Well, it’s just that, this is great we’re all having fun and learning so much from each other. I feel so lucky to be here. But we shouldn’t be here. None of us would be here if the United States, my country, had not invaded Iraq.
It was around 2 a.m. and our night was winding down with sheesha and drinks (fruit and coffee only!). The day had been a marathon of welcomes from our Iraqi co-workers and friends in 6th of October–a city 40 minutes outside Cairo, known for high immigrant populations.
Iraqi food was the named theme of the day. For lunch they treated us to a feast of grilled meat, tabouli, tahina, potatoes, eggplant , lamb, rice, and goza beans. Stomachs already full, we visited three more houses, where we were serenaded with delicious food and drink.
The first apartment was spacious, with exquisite new curtains matching sofas and tables. It was clear this family was well-off in Iraq and in there three years here, they had done their best to replicate.
The father family, an engineer who works as a translator in our office, drew our attention to a souvenirs given by friends from around the world and a family portrait. Lovingly displayed in a glass cabinet, they were the only personal things visible in the apartment. It was clear this place was a transit point.
The walls were bare.
In the other houses we enjoyed tea, deserts and conversational mix of English and Iraqi (to my dismay, very different from Egyptian) Arabic.
We were welcomed without reservation. Our thanks were met with thanks for our work and friendship.
In my three weeks working in the office no one has criticized my nationality. No one has asked me to justify America’s actions in Iraq. When I’ve brought it up there hasn’t been resentment, just a sense of we’re in this together.
What should we do now?
I don’t know.
I don’t know either.
One Iraqi suggested Americans put down the weapons and get to work rebuilding.

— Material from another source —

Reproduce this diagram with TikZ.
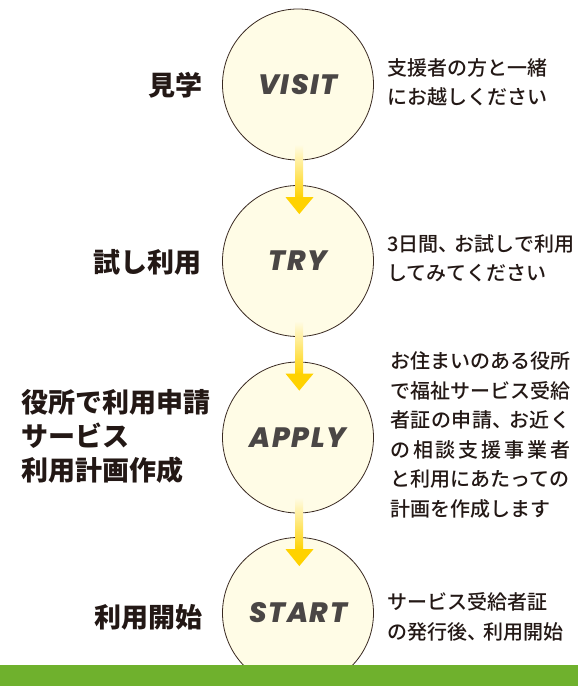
\documentclass[tikz,border=0pt]{standalone}
\usepackage{fontspec}
\newfontfamily\jp{Noto Sans CJK JP}
\newfontfamily\jpm{Noto Sans CJK JP Medium}
\newfontfamily\enf{Poppins}[LetterSpace=6, BoldItalicFont={Poppins ExtraBold Italic}]
\usetikzlibrary{calc}
\definecolor{cream}{HTML}{FFFCE6}
\definecolor{circbrd}{HTML}{3A2A22}
\definecolor{labgray}{HTML}{4A4645}
\definecolor{ink}{HTML}{231815}
\definecolor{arrowyellow}{HTML}{FFD200}
\definecolor{shafttop}{HTML}{FFFBE2}
\definecolor{band}{HTML}{6FB12D}
\newcommand{\hcm}{\makebox[0.8em][l]{、}}
\begin{document}
\begin{tikzpicture}[x=1pt,y=-1pt,
  stepcircle/.style={circle, draw=circbrd, line width=0.8pt, fill=cream,
    minimum size=151pt, inner sep=0pt,
    font=\enf\bfseries\itshape\fontsize{28}{28}\selectfont, text=labgray},
  leftlabel/.style={font=\jp\bfseries\fontsize{27}{34}\selectfont, text=ink, inner sep=0pt},
  desc/.style={font=\jpm\fontsize{20}{29.5}\selectfont, text=ink, align=left,
    inner sep=0pt, anchor=west},
  shaftbox/.style={top color=shafttop, bottom color=arrowyellow},
  headtri/.style={fill=arrowyellow}
]
\useasboundingbox (0,0) rectangle (578,686);
\fill[white] (0,0) rectangle (578,686);

% circles
\node[stepcircle] (v) at (298,84.5) {VISIT};
\node[stepcircle] (t) at (298,261) {TRY};
\node[stepcircle] (a) at (298,437.5) {APPLY};
\node[stepcircle] (s) at (298,613) {START};

% arrows between circles
\foreach \p/\q in {v/t, t/a, a/s}{
  \shade[shaftbox] ($(\p.south)+(-2.6,-15)$) rectangle ($(\q.north)+(5,13)$);
  \fill[headtri] ($(\q.north)+(-12.5,12)$) -- ($(\q.north)+(15.5,12)$)
     -- ($(\q.north)+(1.3,29)$) -- cycle;
}

% green band
\fill[band] (0,665) rectangle (578,686);

% left labels
\node[leftlabel, anchor=east] (lv) at (203,85) {見学};
\node[leftlabel, anchor=east] (lt) at (202,262) {試し利用};
\node[leftlabel, anchor=west, align=left] (la) at (21,436)
  {役所で利用申請\\サービス\\利用計画作成};
\node[leftlabel, anchor=east] (ls) at (203,617) {利用開始};

% descriptions
\node[desc] (dv) at (387,82.5) {支援者の方と一緒\\にお越しください};
\node[desc] (dt) at (387,258.5) {3日間\hcm お試しで利用\\してみてください};
\node[desc] (da) at (390,435)
  {お住まいのある役所\\
   で福祉サービス受給\\
   \makebox[9em][s]{者\hfil 証\hfil の\hfil 申\hfil 請\hfil \hcm\hfil お\hfil 近\hfil く}\\
   \makebox[9em][s]{の\hfil 相\hfil 談\hfil 支\hfil 援\hfil 事\hfil 業\hfil 者}\\
   と利用にあたっての\\
   計画を作成します};
\node[desc] (ds) at (387,617) {サービス受給者証\\の発行後\hcm 利用開始};
\end{tikzpicture}
\end{document}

Wouldn’t they be targets? Would peace stick? I asked.
I don’t know.
In the cafe we do not spend time talking about things that did and do go on wrong. We accept the reality of the moments. We are here now. From Australia, American, Quebec, and Iraq.
We play ping-pong, enjoy food and each others’ company.
Momentum is toward the future. We are friends and co-workers, we have a lot of work at the moment, that is our focus.
Safely in a microbus zooming back toward Cairo, Rami calls us.
Our you safe? Are you almost there? You should be there by now?
We’re fine, we’re fine. We’ll be there soon, we tell him.
It is our responsibility to get our guests home safely too, he says.
Yet I still can’t help but wonder….
What if America policy lived by the same responsibility as our friends?